Input for this task —
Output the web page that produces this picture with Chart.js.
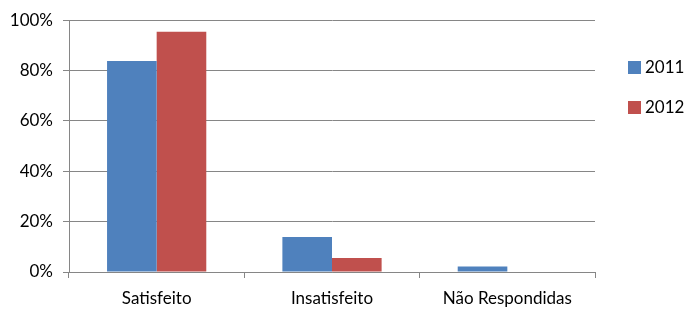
---
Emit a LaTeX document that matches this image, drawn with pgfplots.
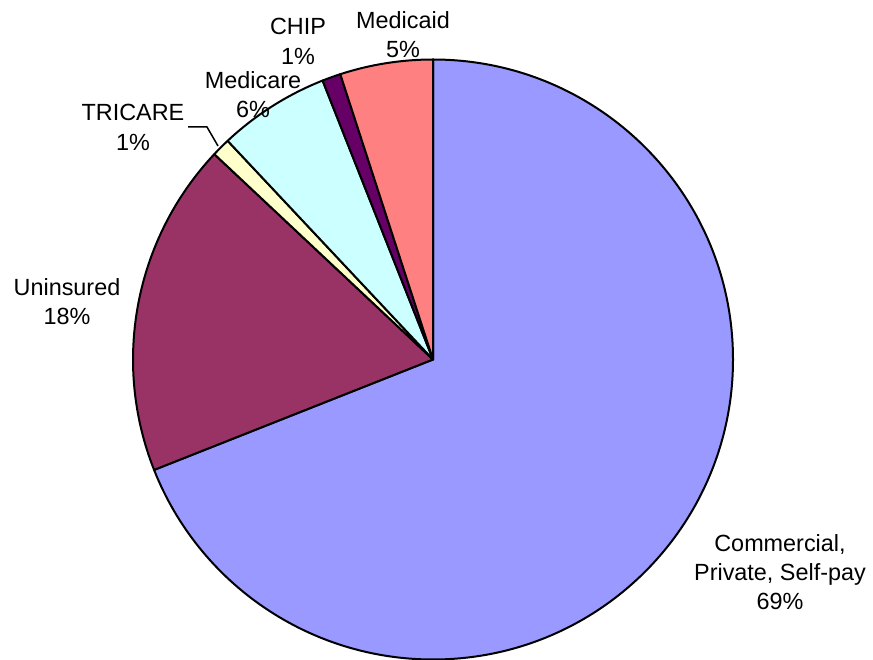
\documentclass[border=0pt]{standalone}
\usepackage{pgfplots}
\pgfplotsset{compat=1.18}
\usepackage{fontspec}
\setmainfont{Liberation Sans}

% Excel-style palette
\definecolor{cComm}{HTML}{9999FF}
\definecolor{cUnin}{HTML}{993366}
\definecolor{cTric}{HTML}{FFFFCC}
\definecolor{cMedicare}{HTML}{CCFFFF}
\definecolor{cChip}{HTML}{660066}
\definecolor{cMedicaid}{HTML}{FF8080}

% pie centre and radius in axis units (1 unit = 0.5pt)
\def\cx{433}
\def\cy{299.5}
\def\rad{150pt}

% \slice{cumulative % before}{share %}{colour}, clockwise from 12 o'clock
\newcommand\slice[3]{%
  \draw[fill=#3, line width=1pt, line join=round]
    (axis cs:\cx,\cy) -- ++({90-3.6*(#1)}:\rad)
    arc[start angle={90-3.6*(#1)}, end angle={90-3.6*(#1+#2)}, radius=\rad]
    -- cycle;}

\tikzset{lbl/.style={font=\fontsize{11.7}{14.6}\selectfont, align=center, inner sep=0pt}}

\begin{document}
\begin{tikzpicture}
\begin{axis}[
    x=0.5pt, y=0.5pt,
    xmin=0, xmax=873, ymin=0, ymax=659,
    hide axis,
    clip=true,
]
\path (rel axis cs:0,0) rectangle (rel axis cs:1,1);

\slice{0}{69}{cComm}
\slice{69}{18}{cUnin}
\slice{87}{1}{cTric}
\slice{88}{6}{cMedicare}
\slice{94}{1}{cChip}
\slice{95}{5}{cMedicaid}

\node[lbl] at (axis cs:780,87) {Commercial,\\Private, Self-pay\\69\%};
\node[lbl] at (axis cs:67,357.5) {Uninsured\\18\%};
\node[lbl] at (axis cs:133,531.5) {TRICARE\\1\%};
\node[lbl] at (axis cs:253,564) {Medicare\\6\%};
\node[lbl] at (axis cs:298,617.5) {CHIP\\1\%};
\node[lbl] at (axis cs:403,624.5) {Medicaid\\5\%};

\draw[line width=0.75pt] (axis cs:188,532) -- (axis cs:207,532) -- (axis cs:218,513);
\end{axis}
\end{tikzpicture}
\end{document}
* * *
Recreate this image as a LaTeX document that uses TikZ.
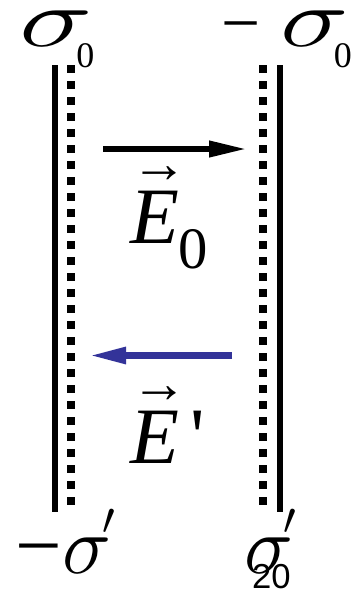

Given problem — Of the lines above, how many contain the string "that"? Only the number is required.

Written solution — 3